Cida Ramos ressaltou que a mercantilidade das drogas faz com que as políticas públicas não consigam acompanhar os seus reflexos na sociedade, por ser uma política onerosa, que necessita do envolvimento da humanidade. “Isso também está ligado à cultura, mídia e envolve diversos setores. Nesse combate, o papel do Estado é fundamental, onde tem a obrigação de criar políticas públicas para a juventude. O que temos é incipiente, precisamos avançar muito, principalmente, na política de qualificação profissional. Temos que entrar nessa disputa com as drogas, seduzir os jovens como elas seduzem”, asseverou.

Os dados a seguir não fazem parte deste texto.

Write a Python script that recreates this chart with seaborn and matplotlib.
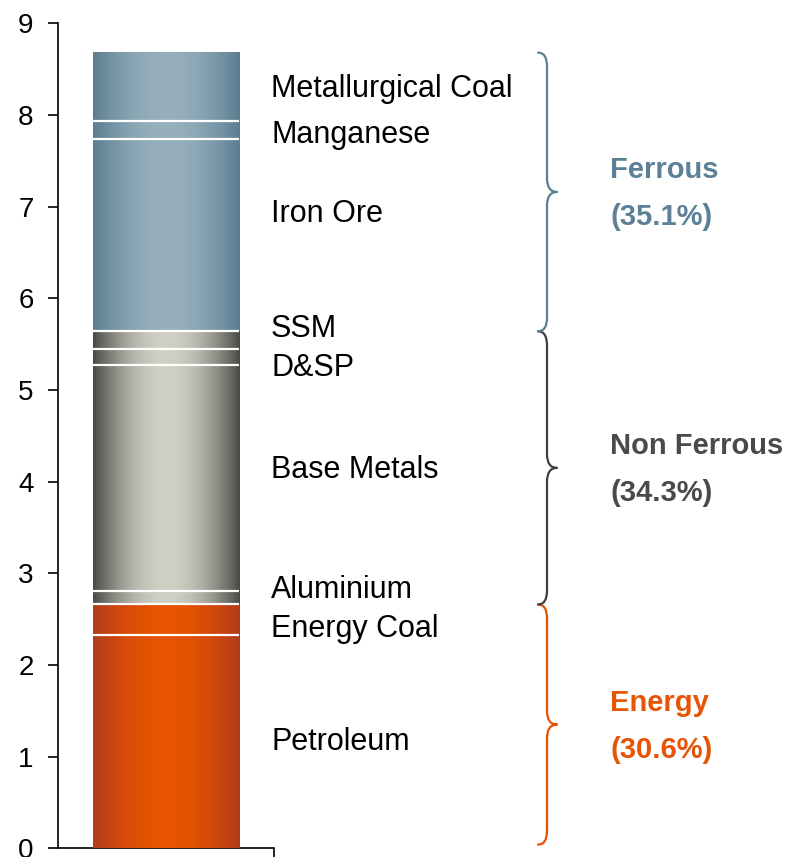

Análise da notícia pela promotora da Infância e Juventude, Soraya Escorel
“Essa realidade é algo muito sério. Ela justifica a existência do Programa de Proteção de Crianças e Adolescentes Ameaçados de Morte (PPCAAM), não apenas em nosso Estado, mas em todo o país. Isso tem motivado a preocupação de todos em levar às autoridades e o poder público a investirem na prevenção para evitar que a situação chegue a esses dados lamentáveis. Esses jovens morrem por causas trágicas, devido ao envolvimento em atos infracionais, inclusive homicídios. Na Promotoria, percebemos que essas mortes acontecem, principalmente, porque os eles se envolvem cedo com o mundo do tráfico. É preciso um investimento maior na prevenção, não adianta implementar ações depois do crime acontecer. A família também precisa se envolver, pois nos dias atuais houve uma inversão de valores, onde os pais não têm mais poder sobre os filhos. Eles não se respeitam e isso gera uma situação difícil de violação dos próprios direitos e os menores procuram o mundo do crime por oferecer uma falsa vida fácil. O tráfico de drogas é o primeiro passo, ainda na função de 'aviõezinhos'. A maioria dos casos que chegam à Promotoria são de crianças e adolescentes ameaços de morte por envolvimento com o mundo do trafico e, infelizmente, muitos morrem por não dar tempo de chegar até nós para ser encaminhado aos programas de proteção e compõem as estatísticas”.